Haftorah: Obadiah 1-21
The climactic encounter between Jacob and Esau begins with the prophet
describing Esau-Edom as being exceedingly despised by Hashem. This is
clarified in verses 10-14 alluding to the violence practiced by Esau
against Jacob (which continues) for not honoring Jerusalem (which
continues) rejoicing over the misfortune of Judah (which continues).
But the meat of the book is contained in verses 17-21. First, we learn
that the House of Jacob through a great
pleitah (deliverance) shall inherit its “inheritors” (Esau-Edom).
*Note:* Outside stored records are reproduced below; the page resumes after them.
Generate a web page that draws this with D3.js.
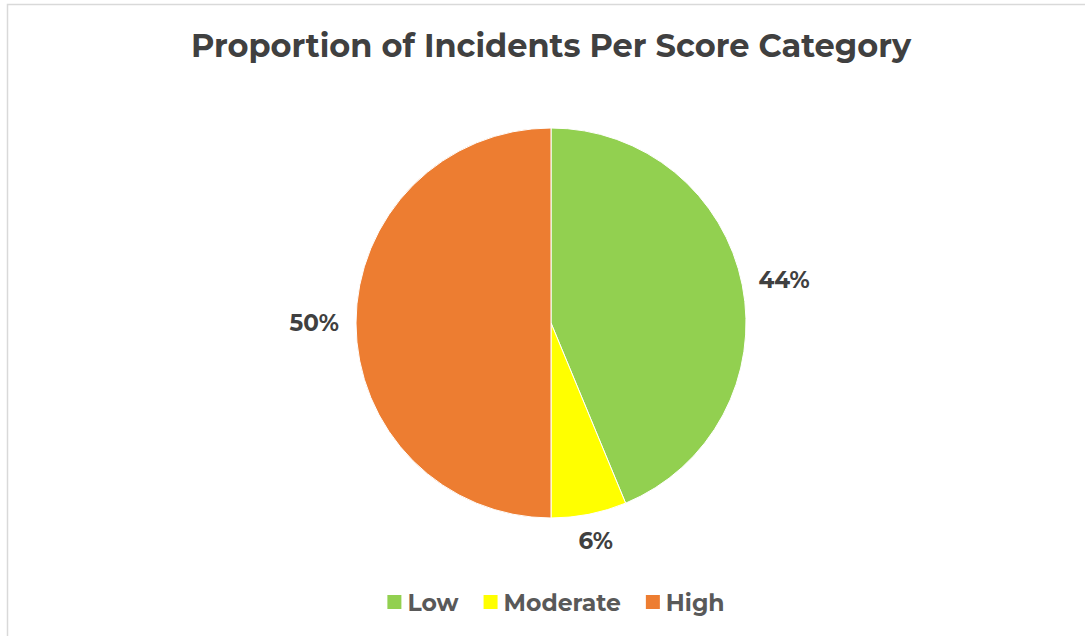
<!DOCTYPE html>
<html><head><meta charset="utf-8">
<script src="https://cdn.jsdelivr.net/npm/d3@7"></script>
<style>body{margin:0;background:#fff;}svg{display:block;}</style>
</head><body>
<svg id="c" width="1085" height="636"></svg>
<script>
const categories = ["Low", "Moderate", "High"];
const values = [7, 1, 8];
const colors = ["#92D050", "#FFFF00", "#ED7D31"];
const title = "Proportion of Incidents Per Score Category";

const W = 1085, H = 636;
const svg = d3.select("#c");
const font = "Montserrat, 'Open Sans', 'DejaVu Sans', sans-serif";

// border
svg.append("path").attr("d", `M7.5,${H} V4.5 H${W}`).attr("fill","none").attr("stroke","#d9d9d9").attr("stroke-width",1.5);

svg.append("text").attr("x", 551).attr("y", 57).attr("text-anchor","middle")
  .attr("font-family", font).attr("font-weight",700).attr("font-size",32)
  .attr("fill","#404040").text(title);

const cx = 551, cy = 323, R = 195;
const total = d3.sum(values);
const pie = d3.pie().sort(null).value(d => d)(values);
const arc = d3.arc().innerRadius(0).outerRadius(R);
const g = svg.append("g").attr("transform", `translate(${cx},${cy})`);
g.selectAll("path").data(pie).join("path")
  .attr("d", arc).attr("fill", (d,i) => colors[i])
  .attr("stroke","#fff").attr("stroke-width",1);

const fmt = d3.format(".0%");
const gap = 17;
g.selectAll("text.lbl").data(pie).join("text").attr("class","lbl")
  .each(function(d){
    const a = (d.startAngle + d.endAngle)/2;
    const ux = Math.sin(a), uy = -Math.cos(a);
    const t = d3.select(this).text(fmt(d.value/total))
      .attr("font-family", font).attr("font-weight",700).attr("font-size",23)
      .attr("fill","#404040").attr("text-anchor","middle");
    const bb = this.getBBox();
    const w = bb.width, h = 20;
    const x = ux*(R+gap) + ux*w/2;
    const y = uy*(R+gap) + uy*h/2;
    t.attr("x", x).attr("y", y + 8);
  });

// legend
const leg = svg.append("g");
const items = leg.selectAll("g").data(categories).join("g");
items.append("rect").attr("width",14).attr("height",14).attr("y",595).attr("fill",(d,i)=>colors[i]);
items.append("text").attr("x",20).attr("y",611).text(d=>d)
  .attr("font-family", font).attr("font-weight",700).attr("font-size",23.5).attr("fill","#595959");
let xpos = 0; const widths = [];
items.each(function(){ const w = d3.select(this).select("text").node().getComputedTextLength(); widths.push(20+w); });
const spacing = 25;
const totalW = d3.sum(widths) + spacing*(widths.length-1);
xpos = 556 - totalW/2;
items.attr("transform", (d,i) => { const x = xpos; xpos += widths[i] + spacing; return `translate(${x},0)`; });
</script>
</body></html>
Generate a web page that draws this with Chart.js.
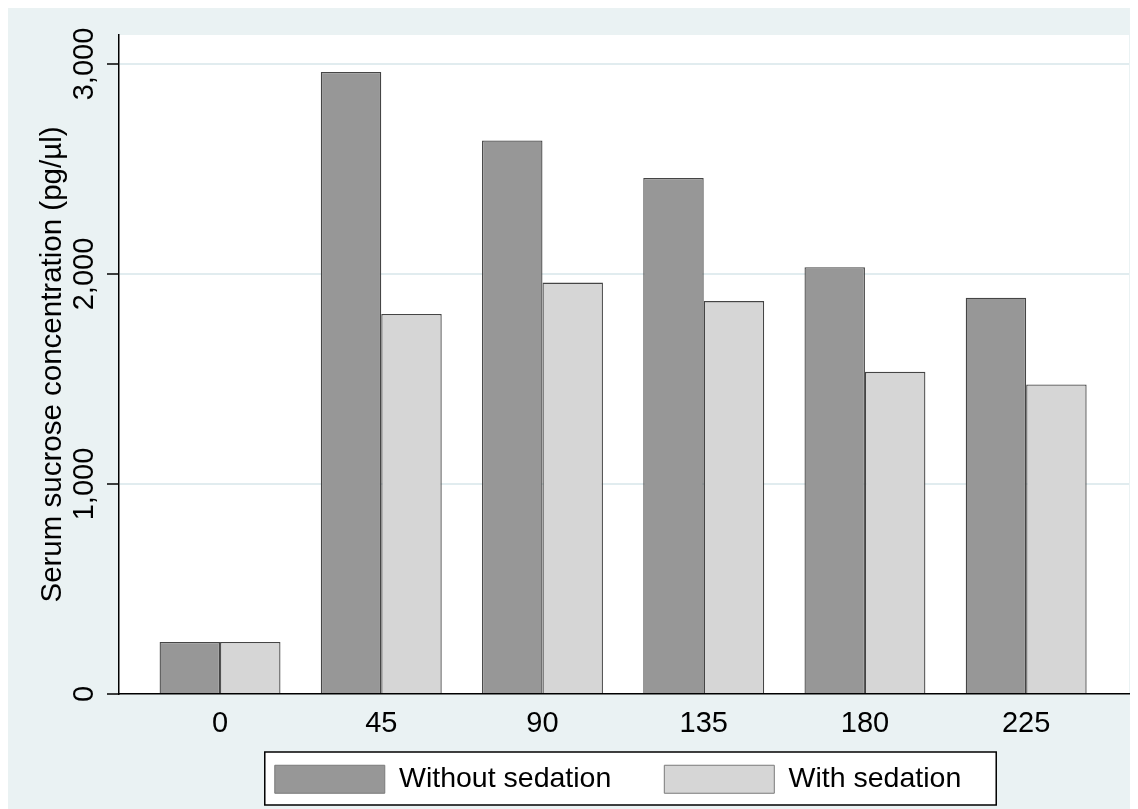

Then we are told of the total annihilation of the House of Esau:
“The House of Jacob will be a fire and the House of Joseph a flame
— and the House of Esau like straw; they (the House of Joseph) will
kindle among them and consume them; and there will be no survivor of the
House of Esau, for Hashem has spoken.
This
prophecy has variously been referred to as dealing with Roman exile,
however, the physical landmarks that follow place it in our day and
time in the land of Israel known as the Shomron — the exclusive
inheritance of the House of Joseph. As verse 19 states, all of the
inheritances Esau claimed anywhere in Eretz Yisrael they will
lose, especially the fields of Ephraim (as earlier illustrated). For
this all to come to pass, Joseph must obviously still be alive through
his descendants who are out there waiting to be found.